Using a sharper stripping action really gets a streamer going and makes it dart like a scared or injured baitfish. The line can be sharply pulled when the strip begins, or you can start slower and speed up to a sharp jolt at the end of the motion. It can also be highly productive to mix up these styles along with different stripping lengths and various pause intervals. Make the fly look erratic, not robotic!
Try a Loop Knot- Compared to tying directly to a hook's eye, a loop knot gives a streamer a better ability to dart and swing more fluidly. My favorite loop knot is one borrowed from the conventional fishing side of things: the Rapala Knot. I previously did an easy-to-follow tutorial on tying this knot right here.
Use the Rod Tip- While stripping a fly, I prefer to point the rod tip directly at the fly line's path for all or most of the retrieve. This gives the most direct connection with the least slack and allows for the best hook-setting ability. Of course, this is not always possible. Sometimes you have to retrieve the fly at an angle to the rod tip.
No matter if the retrieve is straight-on or angled, the rod tip can be twitched or flicked upwards or to either side to make the streamer swim and dart more aggressively. With that said, my favorite time to do this is with some angle on the line and it's towards the end of a retrieve. With a lot of line out, I don't feel as "connected" to the fly if I'm moving the rod around and the weight of all the line drag out in the water can create a lot of load on the rod tip. As the fly gets close and there's far less line drag weight, I sometimes use rod tip twitches low and to the side to finish off my retrieve. Strikes are also easier to both feel and see in close.

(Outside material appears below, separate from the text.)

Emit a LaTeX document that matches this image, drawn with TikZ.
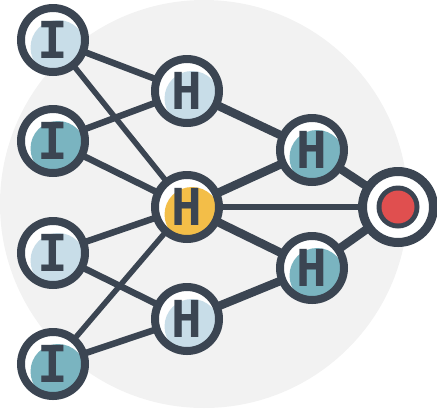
\documentclass[tikz,border=0pt]{standalone}
\usepackage{fontspec}
\usepackage{xcolor}
\usepackage{tikz}
\usetikzlibrary{positioning}
\usetikzlibrary{backgrounds}

\newfontfamily\unitfont{DejaVu Sans Mono}

\definecolor{ink}{HTML}{3B4552}
\definecolor{pale}{HTML}{C8DDE8}
\definecolor{sea}{HTML}{7AB4C0}
\definecolor{amber}{HTML}{F3BE48}
\definecolor{signal}{HTML}{E04F4F}
\definecolor{backdrop}{HTML}{F2F2F2}

\tikzset{
  unit/.style={circle, draw=ink, fill=white, line width=0.16cm,
    minimum size=1.28cm, inner sep=0pt, text=ink,
    font=\unitfont\bfseries\fontsize{29}{29}\selectfont,
    path picture={\fill[#1] ([shift={(0.1,-0.15)}]path picture bounding box.center) circle (0.55);}},
  output/.style={circle, draw=ink, fill=white, line width=0.18cm,
    minimum size=1.42cm, inner sep=0pt,
    path picture={\fill[ink] (path picture bounding box.center) circle (0.43);
      \fill[signal] (path picture bounding box.center) circle (0.33);}},
  link/.style={draw=ink, line width=0.13cm},
  heavy/.style={draw=ink, line width=0.17cm},
  slim/.style={draw=ink, line width=0.11cm}
}

\begin{document}
\begin{tikzpicture}[on grid]

  \useasboundingbox (0,0) rectangle (8.74,-8.16);

  % Define nodes
  \node[unit=pale] (i1) at (1.06,-0.80) {I};
  \node[unit=sea, below=2.02cm of i1] (i2) {I};
  \node[unit=pale, below=2.24cm of i2] (i3) {I};
  \node[unit=sea, below=2.22cm of i3] (i4) {I};

  \node[unit=pale, below right=1.02cm and 2.68cm of i1] (h1) {H};
  \node[unit=amber, below=2.32cm of h1] (h2) {H};
  \node[unit=pale, below=2.24cm of h2] (h3) {H};

  \node[unit=sea, above right=1.14cm and 2.5cm of h2] (h4) {H};
  \node[unit=sea, below right=1.22cm and 2.5cm of h2] (h5) {H};

  \node[output, right=4.22cm of h2] (out) {};

  % Connect nodes
  \begin{scope}[on background layer]
    \fill[backdrop] (4.08,-4.08) circle (4.08);

    \draw[link] (i1.center) -- (h1.center);
    \draw[slim] (i1.center) -- (h2.center);
    \draw[link] (i2.center) -- (h1.center);
    \draw[link] (i2.center) -- (h2.center);
    \draw[link] (i3.center) -- (h2.center);
    \draw[link] (i3.center) -- (h3.center);
    \draw[slim] (i4.center) -- (h2.center);
    \draw[link] (i4.center) -- (h3.center);

    \draw[heavy] (h1.center) -- (h4.center);
    \draw[heavy] (h2.center) -- (h4.center);
    \draw[heavy] (h2.center) -- (h5.center);
    \draw[heavy] (h3.center) -- (h5.center);

    \draw[slim] (h2.center) -- (out.center);
    \draw[heavy] (h4.center) -- (out.center);
    \draw[heavy] (h5.center) -- (out.center);
  \end{scope}

\end{tikzpicture}
\end{document}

This is also a great way to extend the end of a retrieve if you've run out of fly line to strip and want to catch that fish that may have followed the fly all the way in. With basically just the leader outside of the guides and the rod tip low, you can stop stripping and sweep the rod tip to the side and back while imparting twitches with the tip. This gives you a few extra feet of "retrieve" without having to strip the end of the fly line into the guides. Twitching a fly with the tip at short range gives it a great darting or swimming action—I've caught untold numbers of fish including stripers, carp, bass, trout, and snook while doing it!